STRONG DEBT SERVICE COVERAGE

Debt service coverage on senior and subordinate lien bonds and New Mexico 
Finance Authority loans is strong as expected given the importance of GRTs to 
operations. Fiscal 2011 pledged revenues provide 4.2 times (x) coverage of 
senior lien maximum annual debt service (MADS) and 2.4x coverage on senior and 
subordinate lien MADS (including debt service paid in practice from other 
sources but secured by subordinate GRT revenues).

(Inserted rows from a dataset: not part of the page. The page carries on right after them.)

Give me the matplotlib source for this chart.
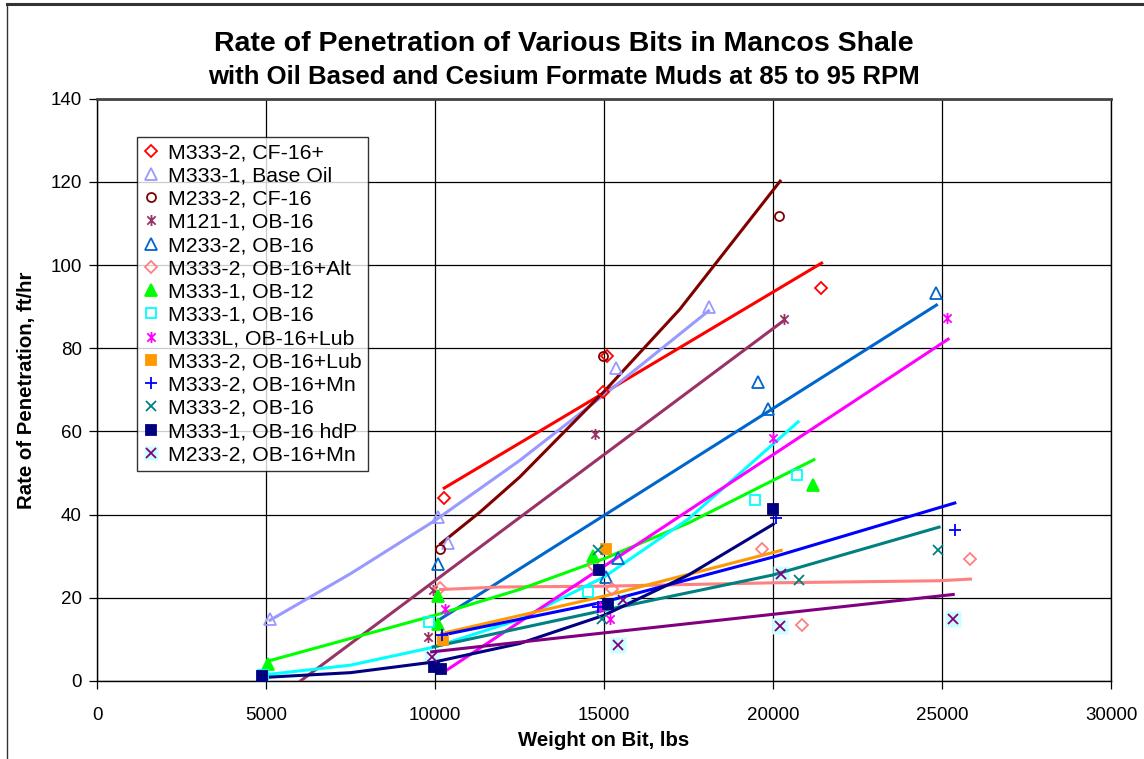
import matplotlib
matplotlib.use("Agg")
import matplotlib.pyplot as plt
from matplotlib.path import Path
from matplotlib.legend_handler import HandlerTuple
from matplotlib.lines import Line2D

plt.rcParams['font.family'] = ['Liberation Sans', 'DejaVu Sans']

# measured points (weight on bit lbs, ROP ft/hr) for each bit / mud
labels = ["M333-2, CF-16+", "M333-1, Base Oil", "M233-2, CF-16", "M121-1, OB-16",
          "M233-2, OB-16", "M333-2, OB-16+Alt", "M333-1, OB-12", "M333-1, OB-16",
          "M333L, OB-16+Lub", "M333-2, OB-16+Lub", "M333-2, OB-16+Mn", "M333-2, OB-16",
          "M333-1, OB-16 hdP", "M233-2, OB-16+Mn"]

wob = [
    [10270, 14970, 15100, 21430],
    [5117, 10077, 10373, 15350, 18100],
    [10136, 14975, 20190],
    [9800, 9938, 14730, 20310],
    [10096, 15055, 15400, 19560, 19841, 24825],
    [10160, 14710, 15224, 19669, 20858, 25821],
    [5067, 10096, 10096, 14680, 21190],
    [4900, 9820, 14532, 19462, 20718],
    [10293, 14877, 15173, 19988, 25161],
    [10243, 15055],
    [10195, 14828, 20089, 25377],
    [14828, 14927, 20769, 24884],
    [4871, 9968, 10166, 14847, 15123, 20008],
    [9900, 15400, 15567, 20210, 20240, 25310],
]
rop = [
    [43.9, 69.6, 78.1, 94.4],
    [15.0, 39.4, 33.3, 75.2, 90.0],
    [31.8, 78.1, 111.9],
    [10.6, 21.8, 59.4, 87.1],
    [28.2, 25.0, 29.5, 71.8, 65.3, 93.4],
    [22.3, 27.6, 22.0, 31.7, 13.5, 29.4],
    [4.2, 20.4, 13.8, 30.0, 47.1],
    [1.4, 14.1, 21.3, 43.6, 49.5],
    [17.2, 17.8, 14.8, 58.4, 87.2],
    [9.8, 31.8],
    [11.0, 17.8, 39.3, 36.4],
    [31.6, 14.8, 24.4, 31.6],
    [1.2, 3.3, 2.8, 26.8, 18.5, 41.3],
    [5.8, 8.6, 19.4, 13.2, 25.8, 14.9],
]

# trendlines for each series
trend_x = [
    [10273, 15000, 21437],
    [5117, 7500, 10000, 12500, 15000, 18092],
    [10166, 11328, 12500, 15000, 17243, 20210],
    [6020, 20290],
    [10080, 24834],
    [10166, 11920, 15000, 20000, 24900, 25841],
    [5067, 10000, 12500, 15000, 17500, 21207],
    [4871, 7500, 10000, 12500, 15000, 17500, 20740],
    [10343, 25180],
    [10195, 15000, 20240],
    [10195, 15000, 20000, 25377],
    [9947, 15000, 20000, 24913],
    [4820, 7500, 10000, 12500, 15000, 17500, 20008],
    [9900, 25330],
]
trend_y = [
    [46.4, 69.3, 100.5],
    [14.6, 25.8, 38.6, 53.0, 68.8, 89.0],
    [33.0, 40.6, 49.0, 69.6, 89.4, 120.2],
    [0.0, 86.5],
    [14.5, 90.4],
    [22.0, 22.6, 22.8, 23.6, 24.1, 24.5],
    [4.8, 15.8, 22.0, 29.4, 38.0, 53.2],
    [1.4, 3.8, 8.2, 14.8, 25.0, 39.0, 62.3],
    [2.6, 82.2],
    [11.4, 20.4, 31.4],
    [11.0, 19.0, 29.8, 42.8],
    [8.2, 17.0, 25.5, 37.0],
    [0.8, 2.0, 4.6, 9.0, 15.8, 25.5, 37.7],
    [7.0, 20.8],
]

colors = ["#FF0000", "#9999FF", "#800000", "#993366", "#0066CC", "#FF8080", "#00FF00",
          "#00FFFF", "#FF00FF", "#FF9900", "#0000FF", "#008080", "#000080", "#800080"]

star = Path([(0, -1), (0, 1), (-0.75, -0.75), (0.75, 0.75), (-0.75, 0.75), (0.75, -0.75)],
            [Path.MOVETO, Path.LINETO] * 3)
markers = ['D', '^', 'o', star, '^', 'D', '^', 's', star, 's', '+', 'x', 's', 'x']
filled = [False, False, False, False, False, False, True, False, False, True, False, False, True, False]
msizes = [6, 8, 6.5, 8, 8, 6, 8, 6.5, 8, 7, 8, 7, 7, 7.5]

fig = plt.figure(figsize=(11.44, 7.59), dpi=100)
ax = fig.add_axes([0.0848, 0.1028, 0.8864, 0.767])

handles = []
for i in range(len(labels)):
    ax.plot(trend_x[i], trend_y[i], color=colors[i], lw=2.2, zorder=3)
    if i == 13:
        ax.plot(wob[i], rop[i], linestyle='none', marker='s', ms=11, mfc='#CCFFFF', mec='none', zorder=2)
    fc = colors[i] if filled[i] else 'none'
    h, = ax.plot(wob[i], rop[i], linestyle='none', marker=markers[i], ms=msizes[i],
                 mfc=fc, mec=colors[i], mew=1.3, zorder=4)
    if i == 13:
        bg = Line2D([], [], linestyle='none', marker='s', ms=10, mfc='#CCFFFF', mec='none')
        handles.append((bg, h))
    else:
        handles.append(h)

ax.set_xlim(0, 30000)
ax.set_ylim(0, 140)
ax.set_xticks(range(0, 30001, 5000))
ax.set_yticks(range(0, 141, 20))
ax.grid(True, color='black', lw=0.9)
ax.set_axisbelow(True)
ax.tick_params(direction='out', length=6, width=0.9, labelsize=13.5)
ax.tick_params(axis='x', pad=13)
ax.tick_params(axis='y', pad=5)
for s in ax.spines.values():
    s.set_color('black')
    s.set_linewidth(1.0)
ax.spines['top'].set_linewidth(2.0)
ax.spines['top'].set_color('#444444')

ax.set_xlabel("Weight on Bit, lbs", fontsize=14.7, fontweight='bold', labelpad=5)
ax.set_ylabel("Rate of Penetration, ft/hr", fontsize=14.7, fontweight='bold', labelpad=10)

fig.text(0.493, 0.942, "Rate of Penetration of Various Bits in Mancos Shale",
         ha='center', va='center', fontsize=20.5, fontweight='bold')
fig.text(0.493, 0.898, "with Oil Based and Cesium Formate Muds at 85 to 95 RPM",
         ha='center', va='center', fontsize=18.5, fontweight='bold')

leg = ax.legend(handles, labels, loc='upper left', bbox_to_anchor=(0.0394, 0.935),
                borderaxespad=0, fontsize=15.3, labelspacing=0.2, handlelength=0.7,
                handletextpad=0.45, borderpad=0.3, frameon=True, fancybox=False,
                handler_map={tuple: HandlerTuple(ndivide=1, pad=0)})
leg.get_frame().set_edgecolor('black')
leg.get_frame().set_linewidth(1.0)

# outer chart border
fig.add_artist(Line2D([0.006, 1.0], [0.995, 0.995], transform=fig.transFigure, color='#333333', lw=2.2))
fig.add_artist(Line2D([0.006, 0.006], [0.0, 0.995], transform=fig.transFigure, color='#333333', lw=1.0))

fig.savefig("out.png", dpi=100)
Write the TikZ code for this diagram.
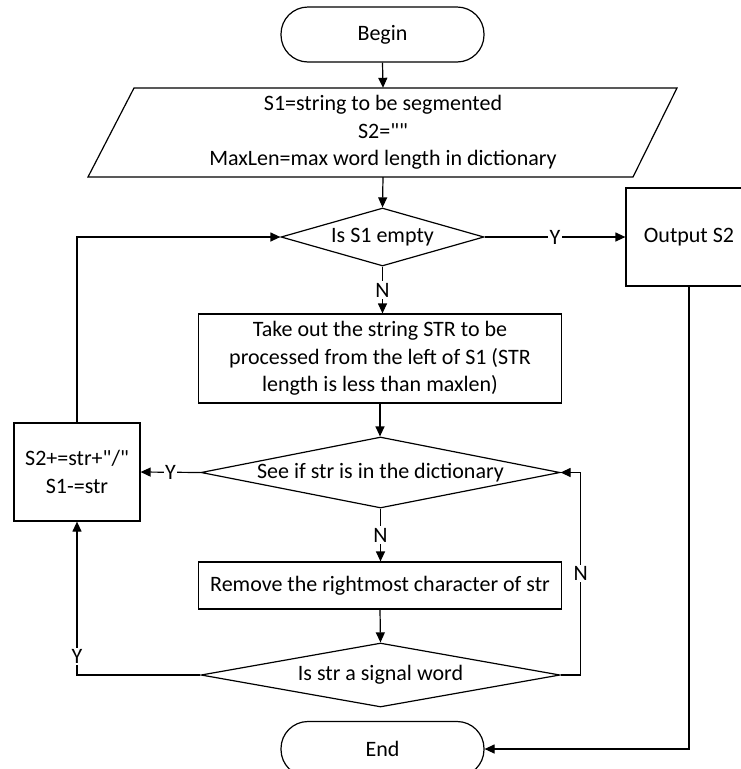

Legal provisions are solid. A multi-tiered additional bonds test that, among 
other provisions, calls for a 1x coverage requirement of senior lien MADS by 
municipal and infrastructure GRTS only (state shared GRTs represent the bulk of 
pledged revenues) and a subordinate lien bonds test of 2x combined senior and 
subordinate MADS. While included in some of the prior GRT debt issuances, there 
is no reserve fund established for the 2012C bonds.

ABOVE AVERAGE DEBT BURDEN

The majority of the city's outstanding tax-supported debt is secured by GRTs. GO
debt outstanding, however, is limited. At 400 years old, the city's age and 
infrastructure needs are driving the overall debt ratios to above average levels
(4.2% of taxable market value and $6,811 per capita). Given the city's 
stabilized GRT collections, management's goal is to return to a two-year cycle 
for GRT issuance. The city also plans to issue a modest $17 million in GO bonds 
later this year approved from a recent bond election authorizing various public 
improvements. 

Carrying costs for debt service, pensions and OPEB are elevated at 27% of 
general fund and debt service fund spending. Pensions and OPEB for city 
employees are adequately funded and provided through the state-administered 
Public Employees Retirement Association defined benefit plan.